- Directions -
Pull out every line from the listing that has the word "this".

===== Extracted records

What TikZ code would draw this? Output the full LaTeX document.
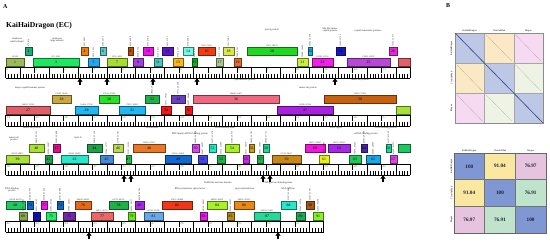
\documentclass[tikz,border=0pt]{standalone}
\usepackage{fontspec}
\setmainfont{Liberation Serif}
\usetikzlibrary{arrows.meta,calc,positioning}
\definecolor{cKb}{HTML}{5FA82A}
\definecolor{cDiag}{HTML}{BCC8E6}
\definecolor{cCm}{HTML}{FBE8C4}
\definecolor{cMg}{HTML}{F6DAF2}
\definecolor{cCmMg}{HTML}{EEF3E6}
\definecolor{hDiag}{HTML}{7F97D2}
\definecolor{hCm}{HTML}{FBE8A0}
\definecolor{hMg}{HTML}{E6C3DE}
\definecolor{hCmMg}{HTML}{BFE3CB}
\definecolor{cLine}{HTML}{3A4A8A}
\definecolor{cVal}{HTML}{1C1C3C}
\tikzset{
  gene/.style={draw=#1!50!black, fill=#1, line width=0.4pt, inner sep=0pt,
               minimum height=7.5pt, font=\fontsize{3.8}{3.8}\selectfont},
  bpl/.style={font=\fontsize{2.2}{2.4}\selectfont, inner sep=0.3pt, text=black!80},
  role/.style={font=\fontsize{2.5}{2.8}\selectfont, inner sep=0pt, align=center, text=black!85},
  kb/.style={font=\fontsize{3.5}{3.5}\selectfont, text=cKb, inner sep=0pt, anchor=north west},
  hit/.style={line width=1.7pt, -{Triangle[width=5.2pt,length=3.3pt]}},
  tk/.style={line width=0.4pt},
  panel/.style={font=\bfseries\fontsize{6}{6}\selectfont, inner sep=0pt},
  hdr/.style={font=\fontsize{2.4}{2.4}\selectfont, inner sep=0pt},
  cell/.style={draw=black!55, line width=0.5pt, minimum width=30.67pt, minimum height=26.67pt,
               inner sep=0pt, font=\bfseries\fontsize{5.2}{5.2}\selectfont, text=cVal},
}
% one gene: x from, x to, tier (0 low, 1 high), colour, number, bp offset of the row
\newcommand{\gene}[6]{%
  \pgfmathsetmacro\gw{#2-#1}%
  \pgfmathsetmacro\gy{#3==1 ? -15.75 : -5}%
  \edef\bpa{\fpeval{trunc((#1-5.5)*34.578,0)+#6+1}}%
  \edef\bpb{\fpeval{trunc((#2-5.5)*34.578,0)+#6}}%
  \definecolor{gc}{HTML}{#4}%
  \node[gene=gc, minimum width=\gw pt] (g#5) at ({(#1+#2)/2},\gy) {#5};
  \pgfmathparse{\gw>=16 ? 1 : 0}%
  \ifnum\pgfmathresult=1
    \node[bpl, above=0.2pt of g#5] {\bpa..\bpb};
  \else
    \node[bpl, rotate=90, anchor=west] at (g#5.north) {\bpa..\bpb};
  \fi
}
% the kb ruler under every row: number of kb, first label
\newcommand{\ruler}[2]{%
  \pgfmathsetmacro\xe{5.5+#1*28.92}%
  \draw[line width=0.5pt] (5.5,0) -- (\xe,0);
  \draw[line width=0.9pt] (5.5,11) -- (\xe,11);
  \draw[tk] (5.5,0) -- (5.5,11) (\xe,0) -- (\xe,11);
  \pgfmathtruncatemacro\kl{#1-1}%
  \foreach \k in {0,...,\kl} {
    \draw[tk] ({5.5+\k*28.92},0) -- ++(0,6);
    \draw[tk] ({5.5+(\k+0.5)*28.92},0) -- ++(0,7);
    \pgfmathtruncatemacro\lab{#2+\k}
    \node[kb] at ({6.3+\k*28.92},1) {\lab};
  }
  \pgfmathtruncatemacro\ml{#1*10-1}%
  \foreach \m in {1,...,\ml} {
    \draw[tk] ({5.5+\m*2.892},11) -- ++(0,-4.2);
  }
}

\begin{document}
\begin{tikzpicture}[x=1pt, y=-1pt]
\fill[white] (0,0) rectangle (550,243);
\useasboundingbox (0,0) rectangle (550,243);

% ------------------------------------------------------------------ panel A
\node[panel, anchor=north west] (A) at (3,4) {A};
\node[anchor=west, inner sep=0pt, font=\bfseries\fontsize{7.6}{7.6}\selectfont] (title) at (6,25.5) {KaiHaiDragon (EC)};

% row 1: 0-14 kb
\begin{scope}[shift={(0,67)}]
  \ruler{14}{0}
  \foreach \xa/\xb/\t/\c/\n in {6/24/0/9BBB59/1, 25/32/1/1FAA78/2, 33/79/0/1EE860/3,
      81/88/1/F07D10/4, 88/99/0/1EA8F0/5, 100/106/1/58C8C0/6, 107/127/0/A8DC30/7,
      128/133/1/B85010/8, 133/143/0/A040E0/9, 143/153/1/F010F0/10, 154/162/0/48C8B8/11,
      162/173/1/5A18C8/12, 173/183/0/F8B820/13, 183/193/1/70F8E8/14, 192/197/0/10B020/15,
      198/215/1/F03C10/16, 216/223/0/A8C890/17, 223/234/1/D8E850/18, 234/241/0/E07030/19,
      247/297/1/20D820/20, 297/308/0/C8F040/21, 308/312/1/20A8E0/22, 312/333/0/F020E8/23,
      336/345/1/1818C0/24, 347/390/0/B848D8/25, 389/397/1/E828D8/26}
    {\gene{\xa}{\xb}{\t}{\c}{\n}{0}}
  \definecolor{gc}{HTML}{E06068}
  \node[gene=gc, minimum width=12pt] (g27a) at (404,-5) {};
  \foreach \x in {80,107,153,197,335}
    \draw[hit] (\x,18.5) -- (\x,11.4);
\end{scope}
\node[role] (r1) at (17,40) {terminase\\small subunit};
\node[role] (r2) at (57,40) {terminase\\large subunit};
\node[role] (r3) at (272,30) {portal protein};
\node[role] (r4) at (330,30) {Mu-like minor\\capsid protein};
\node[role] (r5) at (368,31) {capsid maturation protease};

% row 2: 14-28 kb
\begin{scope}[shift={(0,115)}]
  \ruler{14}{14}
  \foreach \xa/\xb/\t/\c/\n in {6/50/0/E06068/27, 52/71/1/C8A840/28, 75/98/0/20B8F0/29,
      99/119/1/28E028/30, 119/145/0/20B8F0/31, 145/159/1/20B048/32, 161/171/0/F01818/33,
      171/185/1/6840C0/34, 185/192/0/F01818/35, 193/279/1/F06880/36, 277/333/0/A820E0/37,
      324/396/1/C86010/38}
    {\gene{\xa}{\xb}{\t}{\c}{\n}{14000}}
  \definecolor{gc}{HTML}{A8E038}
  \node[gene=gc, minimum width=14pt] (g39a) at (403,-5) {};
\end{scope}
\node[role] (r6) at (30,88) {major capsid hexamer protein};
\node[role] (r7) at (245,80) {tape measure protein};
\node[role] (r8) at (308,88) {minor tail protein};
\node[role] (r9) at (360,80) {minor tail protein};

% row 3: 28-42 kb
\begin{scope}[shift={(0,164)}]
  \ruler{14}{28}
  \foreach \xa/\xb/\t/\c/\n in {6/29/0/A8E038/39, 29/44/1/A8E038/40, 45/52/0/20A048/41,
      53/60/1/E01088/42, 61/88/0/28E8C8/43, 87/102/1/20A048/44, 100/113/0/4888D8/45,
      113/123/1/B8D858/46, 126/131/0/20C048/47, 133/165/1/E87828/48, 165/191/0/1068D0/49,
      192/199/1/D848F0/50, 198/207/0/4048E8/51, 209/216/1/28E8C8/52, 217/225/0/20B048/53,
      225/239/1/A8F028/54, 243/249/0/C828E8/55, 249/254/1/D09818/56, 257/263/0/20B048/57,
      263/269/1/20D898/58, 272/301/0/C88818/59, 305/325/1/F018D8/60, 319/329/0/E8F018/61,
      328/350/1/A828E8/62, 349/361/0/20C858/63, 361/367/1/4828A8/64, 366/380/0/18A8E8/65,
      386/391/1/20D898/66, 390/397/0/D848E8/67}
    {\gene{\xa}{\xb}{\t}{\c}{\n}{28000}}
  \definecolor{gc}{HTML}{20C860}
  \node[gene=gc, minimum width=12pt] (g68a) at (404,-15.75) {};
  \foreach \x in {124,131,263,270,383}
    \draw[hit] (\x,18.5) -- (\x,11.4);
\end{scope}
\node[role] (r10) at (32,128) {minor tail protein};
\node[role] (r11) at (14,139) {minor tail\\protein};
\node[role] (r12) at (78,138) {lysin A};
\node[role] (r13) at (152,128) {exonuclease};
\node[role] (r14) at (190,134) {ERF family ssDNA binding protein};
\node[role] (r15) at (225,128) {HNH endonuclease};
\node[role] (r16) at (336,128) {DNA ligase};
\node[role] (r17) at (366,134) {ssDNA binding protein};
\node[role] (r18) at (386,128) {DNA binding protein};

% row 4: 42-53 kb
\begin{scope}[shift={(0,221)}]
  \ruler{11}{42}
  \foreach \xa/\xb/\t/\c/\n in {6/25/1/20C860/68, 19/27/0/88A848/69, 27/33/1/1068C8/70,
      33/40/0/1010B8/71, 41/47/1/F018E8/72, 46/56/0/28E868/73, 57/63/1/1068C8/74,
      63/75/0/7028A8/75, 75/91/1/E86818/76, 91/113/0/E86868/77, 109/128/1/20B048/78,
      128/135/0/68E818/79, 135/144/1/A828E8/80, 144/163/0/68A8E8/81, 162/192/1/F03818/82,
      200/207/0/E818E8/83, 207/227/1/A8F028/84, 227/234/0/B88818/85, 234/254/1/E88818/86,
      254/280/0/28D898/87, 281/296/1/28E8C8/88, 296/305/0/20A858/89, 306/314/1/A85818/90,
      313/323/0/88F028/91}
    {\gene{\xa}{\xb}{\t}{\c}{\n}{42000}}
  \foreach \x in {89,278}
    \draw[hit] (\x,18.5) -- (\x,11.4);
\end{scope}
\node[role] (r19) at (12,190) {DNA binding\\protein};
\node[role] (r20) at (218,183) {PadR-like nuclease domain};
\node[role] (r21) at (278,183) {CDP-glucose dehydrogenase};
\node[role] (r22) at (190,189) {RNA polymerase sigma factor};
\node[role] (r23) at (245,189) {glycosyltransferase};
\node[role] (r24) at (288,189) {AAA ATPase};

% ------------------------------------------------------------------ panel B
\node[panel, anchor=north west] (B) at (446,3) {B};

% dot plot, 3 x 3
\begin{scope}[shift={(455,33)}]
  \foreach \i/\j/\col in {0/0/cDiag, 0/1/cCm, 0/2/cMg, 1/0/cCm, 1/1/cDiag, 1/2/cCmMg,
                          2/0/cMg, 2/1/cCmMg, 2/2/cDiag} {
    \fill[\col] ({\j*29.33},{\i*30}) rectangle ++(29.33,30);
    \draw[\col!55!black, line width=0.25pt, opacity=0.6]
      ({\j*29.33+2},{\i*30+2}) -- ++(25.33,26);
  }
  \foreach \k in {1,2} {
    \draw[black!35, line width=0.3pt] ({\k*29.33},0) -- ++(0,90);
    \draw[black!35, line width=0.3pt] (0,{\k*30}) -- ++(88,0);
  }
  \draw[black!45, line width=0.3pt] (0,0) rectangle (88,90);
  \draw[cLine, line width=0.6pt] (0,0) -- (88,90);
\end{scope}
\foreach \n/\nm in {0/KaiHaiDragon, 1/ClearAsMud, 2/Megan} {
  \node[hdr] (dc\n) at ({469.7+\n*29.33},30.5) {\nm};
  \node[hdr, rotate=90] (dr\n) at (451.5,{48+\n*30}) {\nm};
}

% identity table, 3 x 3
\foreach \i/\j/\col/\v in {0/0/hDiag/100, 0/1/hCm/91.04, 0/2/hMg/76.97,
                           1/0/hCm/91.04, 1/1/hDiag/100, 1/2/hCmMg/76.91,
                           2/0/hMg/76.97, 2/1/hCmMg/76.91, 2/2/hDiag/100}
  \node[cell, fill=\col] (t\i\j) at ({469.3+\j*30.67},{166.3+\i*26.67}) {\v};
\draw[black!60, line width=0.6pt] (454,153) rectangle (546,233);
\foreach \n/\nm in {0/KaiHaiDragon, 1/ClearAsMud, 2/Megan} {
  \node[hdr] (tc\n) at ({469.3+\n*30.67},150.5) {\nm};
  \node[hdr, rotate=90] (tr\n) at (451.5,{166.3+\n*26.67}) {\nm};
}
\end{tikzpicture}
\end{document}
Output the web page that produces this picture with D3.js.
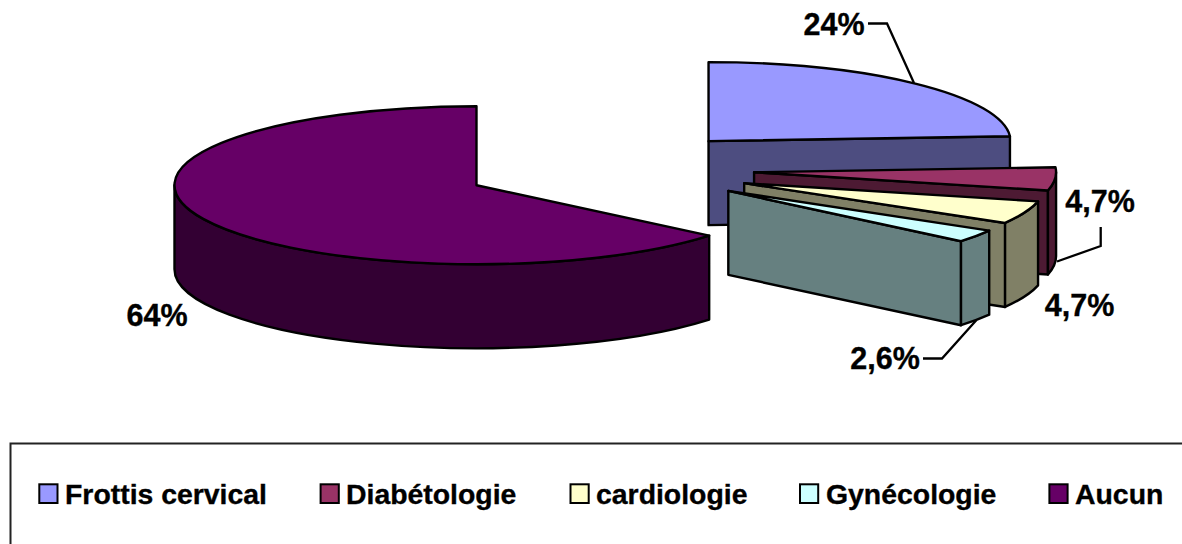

==========

- Reply -
What TikZ code would draw this? Output the full LaTeX document.
Output the web page that produces this picture with D3.js.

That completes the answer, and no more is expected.